This may give us all an idea if this is a hardware fault / driver issue, or something at a higher level, e.g. service conf files wrong, etc.

Regards,

James.


----------



## adrian@ (Nov 29, 2011)

Hi,

Unfortunately the wi(4) driver is very much unmaintained and it's very possible that it's very broken.

I (as the defacto maintainer for net80211 and ath(4) these days) would like some help looking after the other wireless drivers, including wi(4).

You haven't mentioned which FreeBSD version you're using. I've heard reports that wi(4) worked way back in the FreeBSD-6.x and FreeBSD-7.x days, so if you could give FreeBSD-7.x a whirl and see if that works, we can at least attempt to establish a point in time where things were not broken. Hopefully then we can work forward and find where it was broken and repair the damage.

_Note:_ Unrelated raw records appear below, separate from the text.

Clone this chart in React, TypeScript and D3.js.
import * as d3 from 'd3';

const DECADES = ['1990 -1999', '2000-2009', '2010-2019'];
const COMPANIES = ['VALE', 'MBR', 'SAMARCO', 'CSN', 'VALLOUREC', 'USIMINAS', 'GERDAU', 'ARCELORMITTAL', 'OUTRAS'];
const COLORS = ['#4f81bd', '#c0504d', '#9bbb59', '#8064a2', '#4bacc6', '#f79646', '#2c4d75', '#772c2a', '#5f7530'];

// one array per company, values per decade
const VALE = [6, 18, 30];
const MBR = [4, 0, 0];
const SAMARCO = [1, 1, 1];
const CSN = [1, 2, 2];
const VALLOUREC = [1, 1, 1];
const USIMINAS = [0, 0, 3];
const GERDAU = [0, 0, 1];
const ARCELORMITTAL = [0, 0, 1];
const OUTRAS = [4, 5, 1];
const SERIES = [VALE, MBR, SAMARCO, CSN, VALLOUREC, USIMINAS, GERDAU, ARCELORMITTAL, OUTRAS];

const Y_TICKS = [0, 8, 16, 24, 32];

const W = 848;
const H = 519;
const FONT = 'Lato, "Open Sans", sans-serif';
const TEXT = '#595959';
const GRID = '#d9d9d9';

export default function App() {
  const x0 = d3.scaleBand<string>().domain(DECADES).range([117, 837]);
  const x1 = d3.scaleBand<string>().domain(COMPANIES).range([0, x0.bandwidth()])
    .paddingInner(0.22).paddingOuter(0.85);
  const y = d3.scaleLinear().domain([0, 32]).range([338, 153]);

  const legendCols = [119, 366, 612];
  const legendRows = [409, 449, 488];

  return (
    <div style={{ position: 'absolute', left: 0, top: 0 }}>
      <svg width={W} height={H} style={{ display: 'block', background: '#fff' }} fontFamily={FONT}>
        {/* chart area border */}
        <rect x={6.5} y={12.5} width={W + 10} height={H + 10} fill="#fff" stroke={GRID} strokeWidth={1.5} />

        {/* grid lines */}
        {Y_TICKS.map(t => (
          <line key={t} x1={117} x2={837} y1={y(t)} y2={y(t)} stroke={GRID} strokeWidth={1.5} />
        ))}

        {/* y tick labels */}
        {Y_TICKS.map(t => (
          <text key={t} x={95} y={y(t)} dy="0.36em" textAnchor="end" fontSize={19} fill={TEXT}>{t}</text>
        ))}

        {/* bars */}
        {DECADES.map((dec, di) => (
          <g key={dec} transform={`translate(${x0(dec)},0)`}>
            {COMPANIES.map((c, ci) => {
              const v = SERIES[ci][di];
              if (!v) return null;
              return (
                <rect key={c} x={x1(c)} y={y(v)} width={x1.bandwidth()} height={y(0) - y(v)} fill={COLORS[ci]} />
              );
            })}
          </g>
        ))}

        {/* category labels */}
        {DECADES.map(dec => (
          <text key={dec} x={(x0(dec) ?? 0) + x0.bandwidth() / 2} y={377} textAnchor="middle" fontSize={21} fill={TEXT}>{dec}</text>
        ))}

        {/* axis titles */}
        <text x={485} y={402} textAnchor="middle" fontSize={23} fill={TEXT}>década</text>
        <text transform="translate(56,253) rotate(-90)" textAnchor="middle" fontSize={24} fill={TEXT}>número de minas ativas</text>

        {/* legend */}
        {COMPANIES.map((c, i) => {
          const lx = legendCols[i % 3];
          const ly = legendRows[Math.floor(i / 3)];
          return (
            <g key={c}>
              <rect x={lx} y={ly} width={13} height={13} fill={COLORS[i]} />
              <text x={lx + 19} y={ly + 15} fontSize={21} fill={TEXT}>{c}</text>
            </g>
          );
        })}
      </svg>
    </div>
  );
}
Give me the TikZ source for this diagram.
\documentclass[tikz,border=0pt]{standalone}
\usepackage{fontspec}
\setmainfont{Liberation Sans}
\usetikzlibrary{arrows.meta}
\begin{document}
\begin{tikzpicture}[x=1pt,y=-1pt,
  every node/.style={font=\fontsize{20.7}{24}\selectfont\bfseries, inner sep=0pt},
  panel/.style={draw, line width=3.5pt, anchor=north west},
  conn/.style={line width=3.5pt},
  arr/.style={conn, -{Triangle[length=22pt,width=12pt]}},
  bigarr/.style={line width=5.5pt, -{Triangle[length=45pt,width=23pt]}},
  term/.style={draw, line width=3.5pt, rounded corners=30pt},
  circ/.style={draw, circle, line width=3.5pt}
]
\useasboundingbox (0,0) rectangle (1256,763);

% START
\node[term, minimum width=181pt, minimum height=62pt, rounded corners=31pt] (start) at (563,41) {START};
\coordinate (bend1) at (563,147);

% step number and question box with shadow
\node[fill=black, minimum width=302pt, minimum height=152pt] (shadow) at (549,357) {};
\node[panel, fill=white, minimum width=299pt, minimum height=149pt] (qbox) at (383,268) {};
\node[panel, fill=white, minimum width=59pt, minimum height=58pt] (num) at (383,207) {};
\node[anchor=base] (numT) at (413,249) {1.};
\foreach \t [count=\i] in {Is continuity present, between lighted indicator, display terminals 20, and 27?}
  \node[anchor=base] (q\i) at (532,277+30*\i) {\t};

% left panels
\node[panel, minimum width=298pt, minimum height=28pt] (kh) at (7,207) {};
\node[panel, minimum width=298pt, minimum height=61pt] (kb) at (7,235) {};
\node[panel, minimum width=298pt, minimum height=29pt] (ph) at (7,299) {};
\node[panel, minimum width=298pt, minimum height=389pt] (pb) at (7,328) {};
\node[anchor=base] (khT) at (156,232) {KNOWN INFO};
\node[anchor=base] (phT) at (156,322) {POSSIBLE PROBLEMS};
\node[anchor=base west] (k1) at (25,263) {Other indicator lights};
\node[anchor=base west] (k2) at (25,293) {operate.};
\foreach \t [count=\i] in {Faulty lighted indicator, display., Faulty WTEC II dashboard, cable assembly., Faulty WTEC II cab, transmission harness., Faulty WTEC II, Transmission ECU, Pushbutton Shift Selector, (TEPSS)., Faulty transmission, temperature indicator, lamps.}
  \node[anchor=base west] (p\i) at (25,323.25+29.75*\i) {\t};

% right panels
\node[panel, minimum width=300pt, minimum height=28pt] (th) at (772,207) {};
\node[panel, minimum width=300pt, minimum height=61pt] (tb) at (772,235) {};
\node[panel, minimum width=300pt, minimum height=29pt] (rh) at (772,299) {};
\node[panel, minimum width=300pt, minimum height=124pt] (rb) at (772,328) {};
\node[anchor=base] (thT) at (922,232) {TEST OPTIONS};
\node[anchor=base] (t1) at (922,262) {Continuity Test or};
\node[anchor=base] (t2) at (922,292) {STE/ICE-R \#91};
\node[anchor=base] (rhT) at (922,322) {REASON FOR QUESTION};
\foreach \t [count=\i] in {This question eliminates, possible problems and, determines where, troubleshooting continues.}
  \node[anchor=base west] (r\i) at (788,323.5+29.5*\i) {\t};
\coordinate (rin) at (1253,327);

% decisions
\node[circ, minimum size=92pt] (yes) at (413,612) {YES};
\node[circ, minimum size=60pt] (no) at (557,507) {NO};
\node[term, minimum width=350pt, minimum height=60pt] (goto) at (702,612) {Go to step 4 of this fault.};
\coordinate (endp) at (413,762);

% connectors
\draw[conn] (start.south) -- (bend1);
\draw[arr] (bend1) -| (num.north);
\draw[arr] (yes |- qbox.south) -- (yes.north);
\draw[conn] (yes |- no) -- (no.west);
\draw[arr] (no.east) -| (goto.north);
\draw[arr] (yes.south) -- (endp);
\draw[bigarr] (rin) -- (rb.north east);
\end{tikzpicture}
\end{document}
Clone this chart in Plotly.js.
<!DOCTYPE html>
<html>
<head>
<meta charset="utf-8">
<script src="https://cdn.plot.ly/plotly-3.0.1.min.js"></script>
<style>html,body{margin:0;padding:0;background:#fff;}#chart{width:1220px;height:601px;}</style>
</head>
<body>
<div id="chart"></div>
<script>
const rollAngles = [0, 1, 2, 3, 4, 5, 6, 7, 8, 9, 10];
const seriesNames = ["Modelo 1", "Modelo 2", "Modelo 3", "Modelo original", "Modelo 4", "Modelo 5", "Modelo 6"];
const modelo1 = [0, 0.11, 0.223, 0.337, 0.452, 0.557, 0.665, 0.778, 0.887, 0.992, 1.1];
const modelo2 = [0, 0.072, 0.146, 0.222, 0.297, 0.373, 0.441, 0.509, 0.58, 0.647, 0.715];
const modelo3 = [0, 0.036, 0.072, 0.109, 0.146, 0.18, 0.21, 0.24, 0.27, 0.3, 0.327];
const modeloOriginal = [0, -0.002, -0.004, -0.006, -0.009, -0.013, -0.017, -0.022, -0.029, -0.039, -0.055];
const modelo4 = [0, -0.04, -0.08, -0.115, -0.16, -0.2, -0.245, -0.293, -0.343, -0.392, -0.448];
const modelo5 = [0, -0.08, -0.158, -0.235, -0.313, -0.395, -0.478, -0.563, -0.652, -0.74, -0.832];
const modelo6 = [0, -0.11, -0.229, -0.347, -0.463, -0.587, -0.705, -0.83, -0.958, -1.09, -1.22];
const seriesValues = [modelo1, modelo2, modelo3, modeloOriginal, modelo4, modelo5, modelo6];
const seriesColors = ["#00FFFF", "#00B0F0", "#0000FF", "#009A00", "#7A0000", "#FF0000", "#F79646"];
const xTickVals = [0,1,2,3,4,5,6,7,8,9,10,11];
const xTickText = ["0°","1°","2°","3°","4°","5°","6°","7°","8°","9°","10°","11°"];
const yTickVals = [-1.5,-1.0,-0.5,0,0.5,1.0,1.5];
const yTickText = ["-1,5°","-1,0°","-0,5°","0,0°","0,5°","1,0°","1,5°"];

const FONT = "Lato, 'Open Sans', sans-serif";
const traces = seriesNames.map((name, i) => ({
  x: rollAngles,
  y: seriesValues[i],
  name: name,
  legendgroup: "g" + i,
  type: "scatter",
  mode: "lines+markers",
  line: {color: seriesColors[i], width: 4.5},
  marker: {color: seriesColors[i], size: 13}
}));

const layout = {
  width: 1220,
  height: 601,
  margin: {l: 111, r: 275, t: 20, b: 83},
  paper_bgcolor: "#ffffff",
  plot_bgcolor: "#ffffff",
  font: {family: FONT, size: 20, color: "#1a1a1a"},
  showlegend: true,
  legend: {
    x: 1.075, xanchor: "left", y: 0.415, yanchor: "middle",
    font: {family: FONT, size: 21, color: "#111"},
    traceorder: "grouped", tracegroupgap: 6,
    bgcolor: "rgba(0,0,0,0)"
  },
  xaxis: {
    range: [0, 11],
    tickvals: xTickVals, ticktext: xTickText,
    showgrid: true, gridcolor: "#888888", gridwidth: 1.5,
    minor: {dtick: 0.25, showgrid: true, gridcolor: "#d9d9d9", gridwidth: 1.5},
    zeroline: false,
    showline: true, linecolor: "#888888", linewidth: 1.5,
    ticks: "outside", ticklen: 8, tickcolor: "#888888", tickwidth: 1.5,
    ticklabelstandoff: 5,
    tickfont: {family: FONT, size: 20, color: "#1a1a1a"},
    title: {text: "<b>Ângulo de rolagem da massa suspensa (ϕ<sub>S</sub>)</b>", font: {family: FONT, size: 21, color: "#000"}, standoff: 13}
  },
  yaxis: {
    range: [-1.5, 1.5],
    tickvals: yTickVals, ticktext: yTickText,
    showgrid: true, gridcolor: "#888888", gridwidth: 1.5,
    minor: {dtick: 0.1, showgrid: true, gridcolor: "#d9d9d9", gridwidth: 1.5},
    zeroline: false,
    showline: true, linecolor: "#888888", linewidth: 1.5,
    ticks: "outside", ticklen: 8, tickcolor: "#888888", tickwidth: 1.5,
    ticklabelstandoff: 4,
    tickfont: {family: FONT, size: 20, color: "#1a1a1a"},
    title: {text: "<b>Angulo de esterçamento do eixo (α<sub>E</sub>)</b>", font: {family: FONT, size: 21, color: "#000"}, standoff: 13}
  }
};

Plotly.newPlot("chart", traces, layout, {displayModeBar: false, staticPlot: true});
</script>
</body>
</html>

It's not just the wireless side of FreeBSD that the wi(4) driver needs attention for; it's also quite likely that the firmware and bus code is also buggy and requires updating. This is why it's important to establish a point in time where it did work.

I wish I could be more helpful with the non-ath(4) NICs but I do have my hands full with 11n, sorry. 

Good luck!


----------



## adrian@ (Nov 29, 2011)

I should also point out that if you are willing to help out diagnose this problem by going through old FreeBSD versions and testing them out, the best place to find me (and the other wireless lurkers) is the freebsd-wireless@freebsd.org mailing list.

I only occasionally check the forums for wireless related posts.

Thanks again!


Adrian


----------